— start of Data extract —

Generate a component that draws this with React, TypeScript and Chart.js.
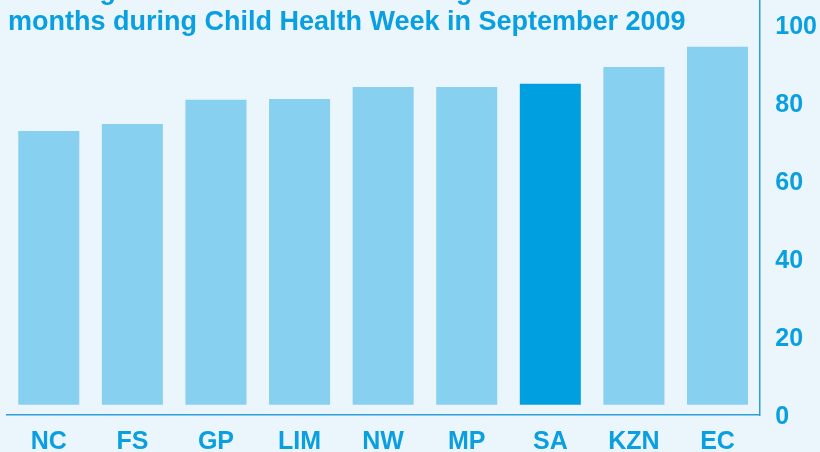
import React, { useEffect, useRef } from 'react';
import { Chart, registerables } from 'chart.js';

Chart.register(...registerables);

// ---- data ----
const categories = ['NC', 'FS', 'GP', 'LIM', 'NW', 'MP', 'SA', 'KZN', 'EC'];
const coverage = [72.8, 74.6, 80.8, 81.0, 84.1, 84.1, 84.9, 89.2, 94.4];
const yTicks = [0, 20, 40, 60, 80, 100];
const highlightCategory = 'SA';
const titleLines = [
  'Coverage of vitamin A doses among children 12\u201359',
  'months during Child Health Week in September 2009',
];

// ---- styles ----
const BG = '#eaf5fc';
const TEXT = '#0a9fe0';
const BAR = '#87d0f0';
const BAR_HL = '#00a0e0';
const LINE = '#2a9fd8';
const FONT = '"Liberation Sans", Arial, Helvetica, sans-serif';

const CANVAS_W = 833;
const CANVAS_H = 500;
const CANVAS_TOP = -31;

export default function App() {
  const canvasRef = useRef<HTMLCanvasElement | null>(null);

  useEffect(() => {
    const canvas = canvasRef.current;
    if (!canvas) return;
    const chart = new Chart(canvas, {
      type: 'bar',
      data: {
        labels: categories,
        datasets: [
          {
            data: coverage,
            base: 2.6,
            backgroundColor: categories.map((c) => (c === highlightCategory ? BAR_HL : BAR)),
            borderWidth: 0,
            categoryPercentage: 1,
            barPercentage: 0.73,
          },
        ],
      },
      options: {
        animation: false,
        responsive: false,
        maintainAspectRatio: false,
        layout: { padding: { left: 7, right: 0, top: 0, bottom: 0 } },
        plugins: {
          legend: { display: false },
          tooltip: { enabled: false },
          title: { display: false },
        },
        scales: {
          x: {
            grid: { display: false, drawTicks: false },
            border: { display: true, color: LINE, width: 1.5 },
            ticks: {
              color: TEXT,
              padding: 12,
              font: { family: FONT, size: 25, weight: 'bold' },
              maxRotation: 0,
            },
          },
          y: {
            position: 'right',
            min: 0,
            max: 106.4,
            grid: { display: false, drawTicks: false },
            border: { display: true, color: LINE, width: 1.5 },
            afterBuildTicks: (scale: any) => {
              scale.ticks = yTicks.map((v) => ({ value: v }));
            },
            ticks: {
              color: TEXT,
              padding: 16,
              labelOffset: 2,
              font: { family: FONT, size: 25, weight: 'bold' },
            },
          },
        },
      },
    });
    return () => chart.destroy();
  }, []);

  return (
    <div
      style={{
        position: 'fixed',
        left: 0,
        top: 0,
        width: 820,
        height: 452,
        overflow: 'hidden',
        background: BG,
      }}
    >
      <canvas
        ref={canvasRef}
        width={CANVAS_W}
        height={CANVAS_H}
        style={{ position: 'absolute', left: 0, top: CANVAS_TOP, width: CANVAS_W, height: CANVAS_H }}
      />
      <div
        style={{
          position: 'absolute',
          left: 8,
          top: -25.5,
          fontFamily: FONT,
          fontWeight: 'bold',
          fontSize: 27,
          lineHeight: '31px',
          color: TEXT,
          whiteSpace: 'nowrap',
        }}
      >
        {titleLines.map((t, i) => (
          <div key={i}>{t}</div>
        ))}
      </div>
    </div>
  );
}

— end of Data extract —

* **Exercise requirements**:
Only the lines from the start of the material through the line containing "const canvasRef = useRef<HTMLCanvasElement" should be transcribed. Pictures stay out.

* **Written reply**:
Generate a component that draws this with React, TypeScript and Chart.js.
import React, { useEffect, useRef } from 'react';
import { Chart, registerables } from 'chart.js';

Chart.register(...registerables);

// ---- data ----
const categories = ['NC', 'FS', 'GP', 'LIM', 'NW', 'MP', 'SA', 'KZN', 'EC'];
const coverage = [72.8, 74.6, 80.8, 81.0, 84.1, 84.1, 84.9, 89.2, 94.4];
const yTicks = [0, 20, 40, 60, 80, 100];
const highlightCategory = 'SA';
const titleLines = [
  'Coverage of vitamin A doses among children 12\u201359',
  'months during Child Health Week in September 2009',
];

// ---- styles ----
const BG = '#eaf5fc';
const TEXT = '#0a9fe0';
const BAR = '#87d0f0';
const BAR_HL = '#00a0e0';
const LINE = '#2a9fd8';
const FONT = '"Liberation Sans", Arial, Helvetica, sans-serif';

const CANVAS_W = 833;
const CANVAS_H = 500;
const CANVAS_TOP = -31;

export default function App() {
  const canvasRef = useRef<HTMLCanvasElement | null>(null);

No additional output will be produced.